## Job:
Retype, exactly as they stand, the lines from the start of the data to the line that contains "y_minor = list(range(-50, 51, 2))", both ends included. Leave the pictures out.

───── Given information ─────

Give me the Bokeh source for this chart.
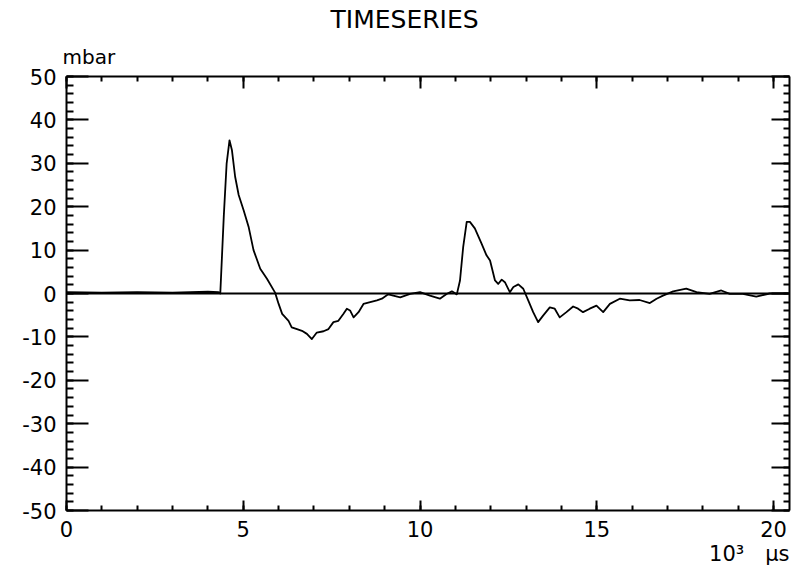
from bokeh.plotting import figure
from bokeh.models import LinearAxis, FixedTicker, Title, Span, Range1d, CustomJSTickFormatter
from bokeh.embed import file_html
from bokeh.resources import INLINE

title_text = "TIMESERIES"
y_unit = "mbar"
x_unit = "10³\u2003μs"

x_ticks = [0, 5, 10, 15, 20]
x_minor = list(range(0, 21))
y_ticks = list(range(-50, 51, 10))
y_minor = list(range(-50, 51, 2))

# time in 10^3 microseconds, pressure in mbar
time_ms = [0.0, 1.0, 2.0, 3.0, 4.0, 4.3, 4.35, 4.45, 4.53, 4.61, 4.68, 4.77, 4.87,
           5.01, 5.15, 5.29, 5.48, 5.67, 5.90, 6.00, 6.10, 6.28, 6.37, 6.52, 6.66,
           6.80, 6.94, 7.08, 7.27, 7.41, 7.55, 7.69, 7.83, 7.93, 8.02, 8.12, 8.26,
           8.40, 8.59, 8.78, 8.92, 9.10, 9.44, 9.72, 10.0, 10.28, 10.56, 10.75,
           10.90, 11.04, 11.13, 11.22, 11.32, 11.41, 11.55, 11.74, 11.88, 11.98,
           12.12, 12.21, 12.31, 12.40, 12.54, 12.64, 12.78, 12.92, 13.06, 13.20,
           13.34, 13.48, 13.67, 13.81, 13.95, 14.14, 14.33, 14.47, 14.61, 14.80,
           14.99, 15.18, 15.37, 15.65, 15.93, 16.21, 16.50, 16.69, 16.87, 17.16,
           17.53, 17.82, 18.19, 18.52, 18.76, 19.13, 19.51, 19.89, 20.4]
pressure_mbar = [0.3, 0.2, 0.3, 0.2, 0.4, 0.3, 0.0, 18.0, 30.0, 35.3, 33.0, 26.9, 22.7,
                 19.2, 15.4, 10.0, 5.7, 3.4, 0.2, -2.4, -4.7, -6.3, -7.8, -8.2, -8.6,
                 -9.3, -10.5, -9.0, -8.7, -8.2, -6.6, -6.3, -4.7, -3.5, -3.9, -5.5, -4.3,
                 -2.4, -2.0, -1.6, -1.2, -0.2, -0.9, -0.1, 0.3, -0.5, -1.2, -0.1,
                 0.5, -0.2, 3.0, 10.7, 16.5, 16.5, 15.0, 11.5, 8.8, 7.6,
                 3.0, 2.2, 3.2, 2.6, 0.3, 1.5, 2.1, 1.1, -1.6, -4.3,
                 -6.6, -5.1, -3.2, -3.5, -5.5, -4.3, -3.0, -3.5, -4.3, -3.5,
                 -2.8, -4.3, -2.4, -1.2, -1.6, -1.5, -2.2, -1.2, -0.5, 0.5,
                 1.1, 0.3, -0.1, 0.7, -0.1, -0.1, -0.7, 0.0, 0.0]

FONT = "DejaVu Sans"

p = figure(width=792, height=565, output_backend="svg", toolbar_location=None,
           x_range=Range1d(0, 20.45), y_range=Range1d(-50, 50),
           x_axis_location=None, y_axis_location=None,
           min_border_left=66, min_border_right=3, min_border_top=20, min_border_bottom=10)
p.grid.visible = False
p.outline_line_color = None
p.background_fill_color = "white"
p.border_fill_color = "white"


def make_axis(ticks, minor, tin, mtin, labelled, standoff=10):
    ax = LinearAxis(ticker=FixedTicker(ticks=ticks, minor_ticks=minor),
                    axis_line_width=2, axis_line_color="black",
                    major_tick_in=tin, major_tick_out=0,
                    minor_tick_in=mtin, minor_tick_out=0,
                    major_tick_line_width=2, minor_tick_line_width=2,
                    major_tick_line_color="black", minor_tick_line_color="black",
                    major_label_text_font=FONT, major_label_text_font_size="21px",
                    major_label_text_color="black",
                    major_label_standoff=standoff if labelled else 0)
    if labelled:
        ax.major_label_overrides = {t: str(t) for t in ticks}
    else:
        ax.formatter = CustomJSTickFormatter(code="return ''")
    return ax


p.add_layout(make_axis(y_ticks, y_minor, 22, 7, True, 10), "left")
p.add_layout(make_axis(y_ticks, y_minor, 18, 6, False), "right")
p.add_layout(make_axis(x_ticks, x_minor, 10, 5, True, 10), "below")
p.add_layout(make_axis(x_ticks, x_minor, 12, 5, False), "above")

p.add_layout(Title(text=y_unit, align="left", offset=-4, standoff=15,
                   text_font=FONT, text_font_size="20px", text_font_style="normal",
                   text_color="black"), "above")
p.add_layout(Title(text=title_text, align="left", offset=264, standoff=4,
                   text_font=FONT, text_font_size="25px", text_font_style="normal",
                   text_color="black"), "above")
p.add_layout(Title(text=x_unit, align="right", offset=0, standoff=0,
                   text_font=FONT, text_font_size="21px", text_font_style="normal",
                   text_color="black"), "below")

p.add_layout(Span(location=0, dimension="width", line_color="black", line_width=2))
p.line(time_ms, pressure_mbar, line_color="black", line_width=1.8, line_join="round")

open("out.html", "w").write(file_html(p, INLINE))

─────

## Full solution:
Give me the Bokeh source for this chart.
from bokeh.plotting import figure
from bokeh.models import LinearAxis, FixedTicker, Title, Span, Range1d, CustomJSTickFormatter
from bokeh.embed import file_html
from bokeh.resources import INLINE

title_text = "TIMESERIES"
y_unit = "mbar"
x_unit = "10³\u2003μs"

x_ticks = [0, 5, 10, 15, 20]
x_minor = list(range(0, 21))
y_ticks = list(range(-50, 51, 10))
y_minor = list(range(-50, 51, 2))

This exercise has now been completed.